::: DATA LINES :::
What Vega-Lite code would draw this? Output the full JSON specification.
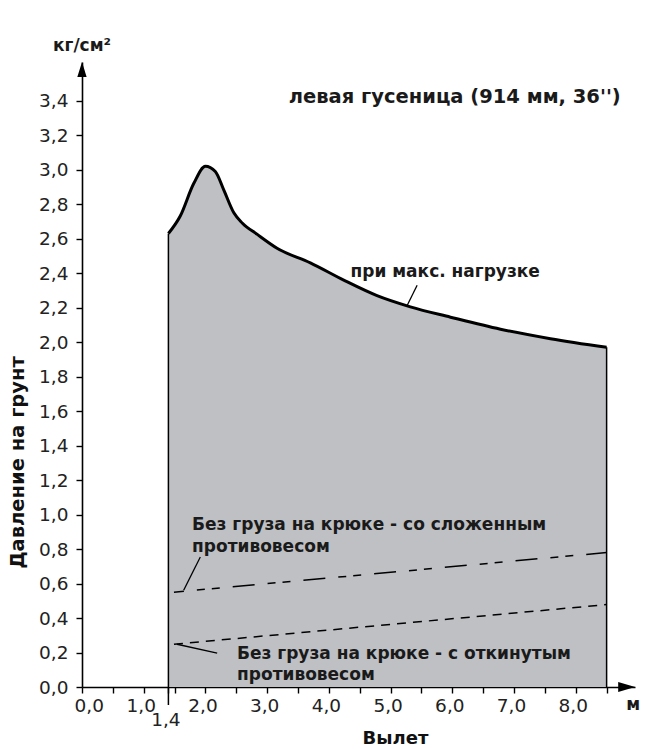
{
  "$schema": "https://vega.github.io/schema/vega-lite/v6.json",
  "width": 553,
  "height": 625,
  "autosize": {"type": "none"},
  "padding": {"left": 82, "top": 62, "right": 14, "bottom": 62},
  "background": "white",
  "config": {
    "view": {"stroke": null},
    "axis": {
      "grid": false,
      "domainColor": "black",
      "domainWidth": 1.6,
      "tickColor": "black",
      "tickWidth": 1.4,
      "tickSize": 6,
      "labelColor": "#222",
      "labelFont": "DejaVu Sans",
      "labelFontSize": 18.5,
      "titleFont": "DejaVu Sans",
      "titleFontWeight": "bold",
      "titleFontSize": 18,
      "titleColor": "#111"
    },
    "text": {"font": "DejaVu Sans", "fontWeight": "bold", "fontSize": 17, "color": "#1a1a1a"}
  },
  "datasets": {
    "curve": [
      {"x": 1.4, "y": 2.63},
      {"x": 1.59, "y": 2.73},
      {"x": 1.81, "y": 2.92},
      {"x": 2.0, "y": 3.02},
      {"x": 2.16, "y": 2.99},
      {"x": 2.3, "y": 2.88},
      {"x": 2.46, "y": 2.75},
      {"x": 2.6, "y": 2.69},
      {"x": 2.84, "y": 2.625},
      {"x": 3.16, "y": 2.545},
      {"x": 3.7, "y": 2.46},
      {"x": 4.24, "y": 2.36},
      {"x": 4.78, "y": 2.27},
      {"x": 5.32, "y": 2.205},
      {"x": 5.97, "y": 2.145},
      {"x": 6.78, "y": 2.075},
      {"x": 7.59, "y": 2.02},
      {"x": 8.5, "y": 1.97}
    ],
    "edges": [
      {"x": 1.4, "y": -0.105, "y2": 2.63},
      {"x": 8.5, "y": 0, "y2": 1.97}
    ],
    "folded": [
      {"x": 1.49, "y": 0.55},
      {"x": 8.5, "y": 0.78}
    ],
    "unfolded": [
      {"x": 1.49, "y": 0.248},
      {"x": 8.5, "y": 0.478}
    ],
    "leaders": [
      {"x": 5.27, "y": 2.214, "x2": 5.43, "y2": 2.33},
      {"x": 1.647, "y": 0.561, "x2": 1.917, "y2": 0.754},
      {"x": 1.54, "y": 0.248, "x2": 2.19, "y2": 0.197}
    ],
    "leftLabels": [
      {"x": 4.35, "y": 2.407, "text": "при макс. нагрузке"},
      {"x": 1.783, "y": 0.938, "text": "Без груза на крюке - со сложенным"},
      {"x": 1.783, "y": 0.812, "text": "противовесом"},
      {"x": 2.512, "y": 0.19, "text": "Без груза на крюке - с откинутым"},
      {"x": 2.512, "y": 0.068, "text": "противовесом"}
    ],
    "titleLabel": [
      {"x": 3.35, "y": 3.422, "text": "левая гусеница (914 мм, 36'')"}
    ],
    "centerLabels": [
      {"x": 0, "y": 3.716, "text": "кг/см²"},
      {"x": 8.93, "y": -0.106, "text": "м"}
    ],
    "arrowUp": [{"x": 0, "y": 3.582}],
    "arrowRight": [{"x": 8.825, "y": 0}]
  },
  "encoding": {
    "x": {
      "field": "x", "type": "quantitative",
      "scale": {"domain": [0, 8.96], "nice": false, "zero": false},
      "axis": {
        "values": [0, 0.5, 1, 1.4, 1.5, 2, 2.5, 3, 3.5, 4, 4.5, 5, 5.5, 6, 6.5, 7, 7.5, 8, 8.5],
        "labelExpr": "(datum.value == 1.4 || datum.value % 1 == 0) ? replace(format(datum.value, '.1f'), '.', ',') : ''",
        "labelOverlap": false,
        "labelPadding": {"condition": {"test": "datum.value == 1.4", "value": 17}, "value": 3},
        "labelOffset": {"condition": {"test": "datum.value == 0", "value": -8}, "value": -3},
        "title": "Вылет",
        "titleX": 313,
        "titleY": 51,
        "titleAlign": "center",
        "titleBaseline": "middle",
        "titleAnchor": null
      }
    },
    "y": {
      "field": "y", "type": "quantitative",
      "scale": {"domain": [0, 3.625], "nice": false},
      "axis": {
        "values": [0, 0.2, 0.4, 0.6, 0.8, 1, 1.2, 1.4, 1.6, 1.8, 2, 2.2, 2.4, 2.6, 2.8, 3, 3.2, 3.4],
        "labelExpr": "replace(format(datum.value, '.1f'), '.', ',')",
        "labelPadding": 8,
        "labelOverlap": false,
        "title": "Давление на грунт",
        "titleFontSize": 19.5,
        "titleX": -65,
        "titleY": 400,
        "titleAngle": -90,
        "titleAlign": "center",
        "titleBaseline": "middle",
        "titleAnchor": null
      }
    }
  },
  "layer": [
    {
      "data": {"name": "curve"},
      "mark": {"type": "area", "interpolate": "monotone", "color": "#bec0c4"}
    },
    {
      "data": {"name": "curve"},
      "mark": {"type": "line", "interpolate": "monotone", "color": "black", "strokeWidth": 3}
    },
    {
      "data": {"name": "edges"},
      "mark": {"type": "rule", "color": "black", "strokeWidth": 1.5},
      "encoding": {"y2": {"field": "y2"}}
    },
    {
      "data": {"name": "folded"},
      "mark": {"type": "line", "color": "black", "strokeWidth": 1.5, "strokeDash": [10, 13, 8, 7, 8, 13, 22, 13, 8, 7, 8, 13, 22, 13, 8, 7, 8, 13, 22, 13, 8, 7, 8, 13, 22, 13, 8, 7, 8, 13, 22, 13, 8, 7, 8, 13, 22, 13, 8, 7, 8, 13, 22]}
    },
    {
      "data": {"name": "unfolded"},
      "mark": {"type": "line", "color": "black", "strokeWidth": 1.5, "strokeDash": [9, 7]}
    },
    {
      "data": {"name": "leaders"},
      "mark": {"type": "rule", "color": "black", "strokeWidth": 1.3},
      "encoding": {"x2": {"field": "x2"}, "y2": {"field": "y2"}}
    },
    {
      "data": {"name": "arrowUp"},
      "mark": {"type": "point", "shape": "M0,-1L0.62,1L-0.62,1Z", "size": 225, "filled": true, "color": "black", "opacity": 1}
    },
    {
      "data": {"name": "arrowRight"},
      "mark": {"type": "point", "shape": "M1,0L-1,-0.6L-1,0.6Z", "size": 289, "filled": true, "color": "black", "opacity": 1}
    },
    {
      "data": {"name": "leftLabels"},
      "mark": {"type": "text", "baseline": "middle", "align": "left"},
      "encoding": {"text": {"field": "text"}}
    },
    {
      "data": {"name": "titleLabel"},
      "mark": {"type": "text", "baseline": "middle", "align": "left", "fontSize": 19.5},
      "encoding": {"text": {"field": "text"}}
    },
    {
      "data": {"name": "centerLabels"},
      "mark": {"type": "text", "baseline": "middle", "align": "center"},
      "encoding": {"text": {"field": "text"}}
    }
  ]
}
:::
*TASK OBJECTIVE*
Retype everything in the material word for word, minus pictures.

*RESPONSE BELOW*
What Vega-Lite code would draw this? Output the full JSON specification.
{
  "$schema": "https://vega.github.io/schema/vega-lite/v6.json",
  "width": 553,
  "height": 625,
  "autosize": {"type": "none"},
  "padding": {"left": 82, "top": 62, "right": 14, "bottom": 62},
  "background": "white",
  "config": {
    "view": {"stroke": null},
    "axis": {
      "grid": false,
      "domainColor": "black",
      "domainWidth": 1.6,
      "tickColor": "black",
      "tickWidth": 1.4,
      "tickSize": 6,
      "labelColor": "#222",
      "labelFont": "DejaVu Sans",
      "labelFontSize": 18.5,
      "titleFont": "DejaVu Sans",
      "titleFontWeight": "bold",
      "titleFontSize": 18,
      "titleColor": "#111"
    },
    "text": {"font": "DejaVu Sans", "fontWeight": "bold", "fontSize": 17, "color": "#1a1a1a"}
  },
  "datasets": {
    "curve": [
      {"x": 1.4, "y": 2.63},
      {"x": 1.59, "y": 2.73},
      {"x": 1.81, "y": 2.92},
      {"x": 2.0, "y": 3.02},
      {"x": 2.16, "y": 2.99},
      {"x": 2.3, "y": 2.88},
      {"x": 2.46, "y": 2.75},
      {"x": 2.6, "y": 2.69},
      {"x": 2.84, "y": 2.625},
      {"x": 3.16, "y": 2.545},
      {"x": 3.7, "y": 2.46},
      {"x": 4.24, "y": 2.36},
      {"x": 4.78, "y": 2.27},
      {"x": 5.32, "y": 2.205},
      {"x": 5.97, "y": 2.145},
      {"x": 6.78, "y": 2.075},
      {"x": 7.59, "y": 2.02},
      {"x": 8.5, "y": 1.97}
    ],
    "edges": [
      {"x": 1.4, "y": -0.105, "y2": 2.63},
      {"x": 8.5, "y": 0, "y2": 1.97}
    ],
    "folded": [
      {"x": 1.49, "y": 0.55},
      {"x": 8.5, "y": 0.78}
    ],
    "unfolded": [
      {"x": 1.49, "y": 0.248},
      {"x": 8.5, "y": 0.478}
    ],
    "leaders": [
      {"x": 5.27, "y": 2.214, "x2": 5.43, "y2": 2.33},
      {"x": 1.647, "y": 0.561, "x2": 1.917, "y2": 0.754},
      {"x": 1.54, "y": 0.248, "x2": 2.19, "y2": 0.197}
    ],
    "leftLabels": [
      {"x": 4.35, "y": 2.407, "text": "при макс. нагрузке"},
      {"x": 1.783, "y": 0.938, "text": "Без груза на крюке - со сложенным"},
      {"x": 1.783, "y": 0.812, "text": "противовесом"},
      {"x": 2.512, "y": 0.19, "text": "Без груза на крюке - с откинутым"},
      {"x": 2.512, "y": 0.068, "text": "противовесом"}
    ],
    "titleLabel": [
      {"x": 3.35, "y": 3.422, "text": "левая гусеница (914 мм, 36'')"}
    ],
    "centerLabels": [
      {"x": 0, "y": 3.716, "text": "кг/см²"},
      {"x": 8.93, "y": -0.106, "text": "м"}
    ],
    "arrowUp": [{"x": 0, "y": 3.582}],
    "arrowRight": [{"x": 8.825, "y": 0}]
  },
  "encoding": {
    "x": {
      "field": "x", "type": "quantitative",
      "scale": {"domain": [0, 8.96], "nice": false, "zero": false},
      "axis": {
        "values": [0, 0.5, 1, 1.4, 1.5, 2, 2.5, 3, 3.5, 4, 4.5, 5, 5.5, 6, 6.5, 7, 7.5, 8, 8.5],
        "labelExpr": "(datum.value == 1.4 || datum.value % 1 == 0) ? replace(format(datum.value, '.1f'), '.', ',') : ''",
        "labelOverlap": false,
        "labelPadding": {"condition": {"test": "datum.value == 1.4", "value": 17}, "value": 3},
        "labelOffset": {"condition": {"test": "datum.value == 0", "value": -8}, "value": -3},
        "title": "Вылет",
        "titleX": 313,
        "titleY": 51,
        "titleAlign": "center",
        "titleBaseline": "middle",
        "titleAnchor": null
      }
    },
    "y": {
      "field": "y", "type": "quantitative",
      "scale": {"domain": [0, 3.625], "nice": false},
      "axis": {
        "values": [0, 0.2, 0.4, 0.6, 0.8, 1, 1.2, 1.4, 1.6, 1.8, 2, 2.2, 2.4, 2.6, 2.8, 3, 3.2, 3.4],
        "labelExpr": "replace(format(datum.value, '.1f'), '.', ',')",
        "labelPadding": 8,
        "labelOverlap": false,
        "title": "Давление на грунт",
        "titleFontSize": 19.5,
        "titleX": -65,
        "titleY": 400,
        "titleAngle": -90,
        "titleAlign": "center",
        "titleBaseline": "middle",
        "titleAnchor": null
      }
    }
  },
  "layer": [
    {
      "data": {"name": "curve"},
      "mark": {"type": "area", "interpolate": "monotone", "color": "#bec0c4"}
    },
    {
      "data": {"name": "curve"},
      "mark": {"type": "line", "interpolate": "monotone", "color": "black", "strokeWidth": 3}
    },
    {
      "data": {"name": "edges"},
      "mark": {"type": "rule", "color": "black", "strokeWidth": 1.5},
      "encoding": {"y2": {"field": "y2"}}
    },
    {
      "data": {"name": "folded"},
      "mark": {"type": "line", "color": "black", "strokeWidth": 1.5, "strokeDash": [10, 13, 8, 7, 8, 13, 22, 13, 8, 7, 8, 13, 22, 13, 8, 7, 8, 13, 22, 13, 8, 7, 8, 13, 22, 13, 8, 7, 8, 13, 22, 13, 8, 7, 8, 13, 22, 13, 8, 7, 8, 13, 22]}
    },
    {
      "data": {"name": "unfolded"},
      "mark": {"type": "line", "color": "black", "strokeWidth": 1.5, "strokeDash": [9, 7]}
    },
    {
      "data": {"name": "leaders"},
      "mark": {"type": "rule", "color": "black", "strokeWidth": 1.3},
      "encoding": {"x2": {"field": "x2"}, "y2": {"field": "y2"}}
    },
    {
      "data": {"name": "arrowUp"},
      "mark": {"type": "point", "shape": "M0,-1L0.62,1L-0.62,1Z", "size": 225, "filled": true, "color": "black", "opacity": 1}
    },
    {
      "data": {"name": "arrowRight"},
      "mark": {"type": "point", "shape": "M1,0L-1,-0.6L-1,0.6Z", "size": 289, "filled": true, "color": "black", "opacity": 1}
    },
    {
      "data": {"name": "leftLabels"},
      "mark": {"type": "text", "baseline": "middle", "align": "left"},
      "encoding": {"text": {"field": "text"}}
    },
    {
      "data": {"name": "titleLabel"},
      "mark": {"type": "text", "baseline": "middle", "align": "left", "fontSize": 19.5},
      "encoding": {"text": {"field": "text"}}
    },
    {
      "data": {"name": "centerLabels"},
      "mark": {"type": "text", "baseline": "middle", "align": "center"},
      "encoding": {"text": {"field": "text"}}
    }
  ]
}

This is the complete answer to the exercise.